* **WHAT THIS TASK INVOLVES**
Up to and including the line with "import plotly.graph_objects as go", please set down the entries below exactly, starting from the first line.

* **PROVIDED RECORDS**

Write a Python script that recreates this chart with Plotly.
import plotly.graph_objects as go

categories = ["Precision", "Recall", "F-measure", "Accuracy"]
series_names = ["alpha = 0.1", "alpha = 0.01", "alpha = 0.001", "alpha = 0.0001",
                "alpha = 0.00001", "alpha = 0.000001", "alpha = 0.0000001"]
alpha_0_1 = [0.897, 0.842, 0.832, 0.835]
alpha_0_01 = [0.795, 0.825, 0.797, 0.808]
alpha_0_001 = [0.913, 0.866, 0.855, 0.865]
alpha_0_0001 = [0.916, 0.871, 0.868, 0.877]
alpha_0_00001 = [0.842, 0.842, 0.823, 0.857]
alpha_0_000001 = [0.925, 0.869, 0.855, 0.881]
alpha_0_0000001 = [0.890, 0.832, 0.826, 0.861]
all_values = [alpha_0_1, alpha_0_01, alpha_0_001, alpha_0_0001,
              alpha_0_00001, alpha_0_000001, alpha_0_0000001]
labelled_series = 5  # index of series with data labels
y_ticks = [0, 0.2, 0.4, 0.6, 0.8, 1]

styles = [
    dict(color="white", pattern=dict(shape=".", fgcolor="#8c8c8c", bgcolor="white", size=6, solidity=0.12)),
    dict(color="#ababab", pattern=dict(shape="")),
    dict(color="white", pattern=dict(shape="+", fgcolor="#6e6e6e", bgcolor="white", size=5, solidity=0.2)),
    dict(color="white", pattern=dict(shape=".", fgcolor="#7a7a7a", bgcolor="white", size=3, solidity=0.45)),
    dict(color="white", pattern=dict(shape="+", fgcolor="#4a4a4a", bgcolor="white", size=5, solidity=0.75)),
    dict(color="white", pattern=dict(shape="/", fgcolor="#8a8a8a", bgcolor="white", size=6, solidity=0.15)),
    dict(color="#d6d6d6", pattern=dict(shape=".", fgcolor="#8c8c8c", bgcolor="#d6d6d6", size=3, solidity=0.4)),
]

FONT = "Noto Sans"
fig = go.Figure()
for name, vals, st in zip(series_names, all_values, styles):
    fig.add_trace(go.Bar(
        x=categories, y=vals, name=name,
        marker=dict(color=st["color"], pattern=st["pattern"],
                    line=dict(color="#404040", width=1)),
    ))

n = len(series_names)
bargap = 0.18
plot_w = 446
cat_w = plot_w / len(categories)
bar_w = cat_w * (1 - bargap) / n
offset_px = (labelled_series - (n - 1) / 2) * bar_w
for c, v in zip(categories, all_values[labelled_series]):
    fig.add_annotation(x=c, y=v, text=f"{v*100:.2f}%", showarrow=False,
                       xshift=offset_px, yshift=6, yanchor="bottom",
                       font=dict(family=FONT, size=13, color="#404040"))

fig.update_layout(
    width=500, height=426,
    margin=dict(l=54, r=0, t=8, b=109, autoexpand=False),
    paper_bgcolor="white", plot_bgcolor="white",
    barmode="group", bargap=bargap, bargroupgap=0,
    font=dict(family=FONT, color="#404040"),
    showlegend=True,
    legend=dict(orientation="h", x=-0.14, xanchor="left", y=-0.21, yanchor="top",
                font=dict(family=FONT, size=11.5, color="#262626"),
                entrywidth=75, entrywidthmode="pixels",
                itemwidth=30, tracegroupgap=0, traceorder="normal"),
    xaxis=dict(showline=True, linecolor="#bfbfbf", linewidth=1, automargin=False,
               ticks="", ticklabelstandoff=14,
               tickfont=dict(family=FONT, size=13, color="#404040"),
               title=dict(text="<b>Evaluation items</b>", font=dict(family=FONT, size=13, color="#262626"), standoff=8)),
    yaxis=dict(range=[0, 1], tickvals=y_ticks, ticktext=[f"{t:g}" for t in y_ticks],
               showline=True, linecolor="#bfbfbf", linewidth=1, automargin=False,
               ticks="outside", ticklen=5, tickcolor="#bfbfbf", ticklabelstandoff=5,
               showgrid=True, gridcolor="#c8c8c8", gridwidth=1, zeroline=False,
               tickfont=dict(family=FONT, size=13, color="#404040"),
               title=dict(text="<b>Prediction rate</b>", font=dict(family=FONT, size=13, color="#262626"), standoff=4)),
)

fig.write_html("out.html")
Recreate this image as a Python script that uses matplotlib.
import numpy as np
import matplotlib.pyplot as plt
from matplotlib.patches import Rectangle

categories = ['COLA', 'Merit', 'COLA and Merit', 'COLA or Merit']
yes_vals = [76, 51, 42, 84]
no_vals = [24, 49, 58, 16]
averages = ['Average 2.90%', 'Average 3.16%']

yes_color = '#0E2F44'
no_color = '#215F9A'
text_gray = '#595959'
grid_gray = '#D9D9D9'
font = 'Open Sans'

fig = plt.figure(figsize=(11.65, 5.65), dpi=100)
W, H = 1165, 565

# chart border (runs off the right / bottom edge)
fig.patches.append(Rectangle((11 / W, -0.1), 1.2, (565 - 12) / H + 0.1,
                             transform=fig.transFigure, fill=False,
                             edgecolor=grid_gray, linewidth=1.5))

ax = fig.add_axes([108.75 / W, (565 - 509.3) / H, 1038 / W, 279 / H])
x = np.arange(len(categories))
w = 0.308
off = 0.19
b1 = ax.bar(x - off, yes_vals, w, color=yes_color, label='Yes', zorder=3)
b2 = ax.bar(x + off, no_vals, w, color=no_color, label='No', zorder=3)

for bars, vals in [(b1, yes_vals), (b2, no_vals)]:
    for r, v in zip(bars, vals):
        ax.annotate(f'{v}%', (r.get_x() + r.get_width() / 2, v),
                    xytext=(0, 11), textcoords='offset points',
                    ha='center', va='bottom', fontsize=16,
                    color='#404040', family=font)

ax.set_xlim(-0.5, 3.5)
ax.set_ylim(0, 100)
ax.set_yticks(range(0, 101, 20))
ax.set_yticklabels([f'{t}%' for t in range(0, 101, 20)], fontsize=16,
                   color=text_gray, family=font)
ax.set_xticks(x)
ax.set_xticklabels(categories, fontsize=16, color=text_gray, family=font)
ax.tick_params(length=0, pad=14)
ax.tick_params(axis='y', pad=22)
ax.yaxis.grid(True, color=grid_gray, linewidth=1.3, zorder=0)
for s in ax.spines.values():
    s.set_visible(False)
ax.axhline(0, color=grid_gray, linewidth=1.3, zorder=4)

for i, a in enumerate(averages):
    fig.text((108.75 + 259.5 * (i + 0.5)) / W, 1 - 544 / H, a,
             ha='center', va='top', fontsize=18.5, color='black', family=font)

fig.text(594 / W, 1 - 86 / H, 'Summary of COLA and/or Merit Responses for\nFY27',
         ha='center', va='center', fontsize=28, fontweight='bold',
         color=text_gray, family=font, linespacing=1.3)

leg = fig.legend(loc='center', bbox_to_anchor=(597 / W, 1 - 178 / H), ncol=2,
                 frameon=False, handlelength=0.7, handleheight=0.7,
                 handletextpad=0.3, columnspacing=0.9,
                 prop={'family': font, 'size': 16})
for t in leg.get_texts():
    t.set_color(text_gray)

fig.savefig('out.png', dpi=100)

* **EXERCISE RESULT**
Write a Python script that recreates this chart with Plotly.
import plotly.graph_objects as go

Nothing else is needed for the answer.